Frequently asked questions
- What is IEEE 754?
- IEEE 754 is the international standard for floating-point arithmetic, adopted by virtually all modern processors and programming languages. It defines how decimal numbers are stored in binary using three fields: a sign bit (0 for positive, 1 for negative), an exponent field (biased encoding of the power of 2), and a mantissa (fraction) field that stores the significant digits.
- Why do floating point numbers have rounding errors?
- Most decimal fractions cannot be represented exactly in base-2 (binary). For example, the decimal value 0.1 in binary is the repeating fraction 0.000110011001100…, which gets truncated at the length of the mantissa field. This truncation introduces a small rounding error. Summing many such numbers accumulates these errors, which is why financial calculations should use integer arithmetic or decimal libraries rather than floating-point types.
- What is the difference between float and double?

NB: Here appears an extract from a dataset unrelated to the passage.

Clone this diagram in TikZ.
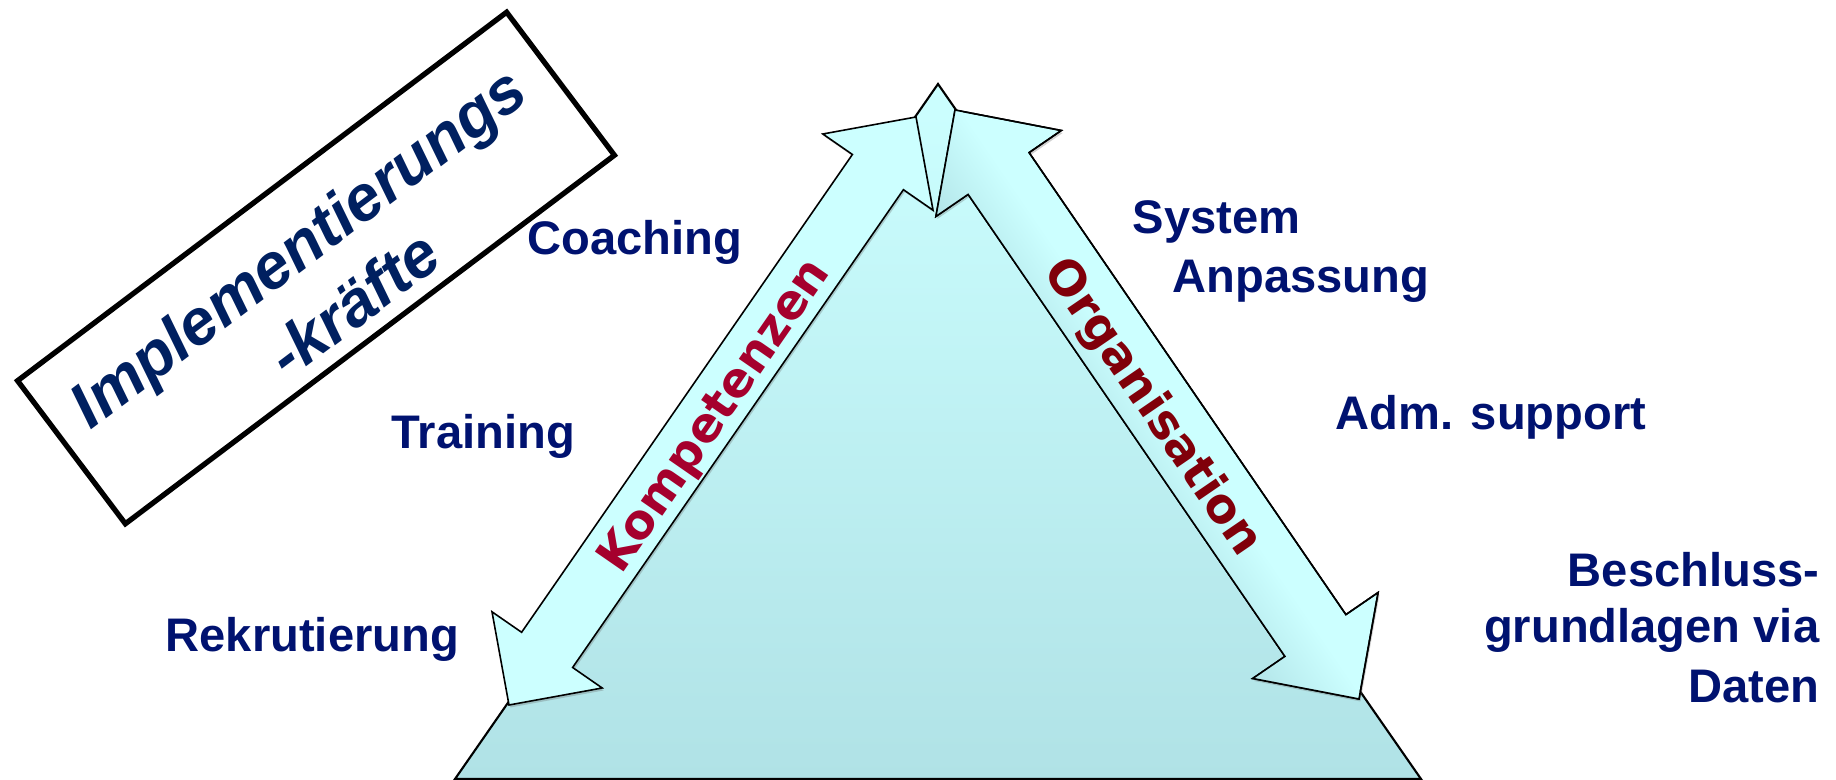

- A 32-bit single-precision float has 1 sign bit, 8 exponent bits, and 23 mantissa bits, giving approximately 7 significant decimal digits of precision. A 64-bit double-precision double has 1 sign bit, 11 exponent bits, and 52 mantissa bits, giving approximately 15 significant decimal digits. Use double when precision matters; use float when memory bandwidth is critical, such as in graphics shaders or large numerical arrays.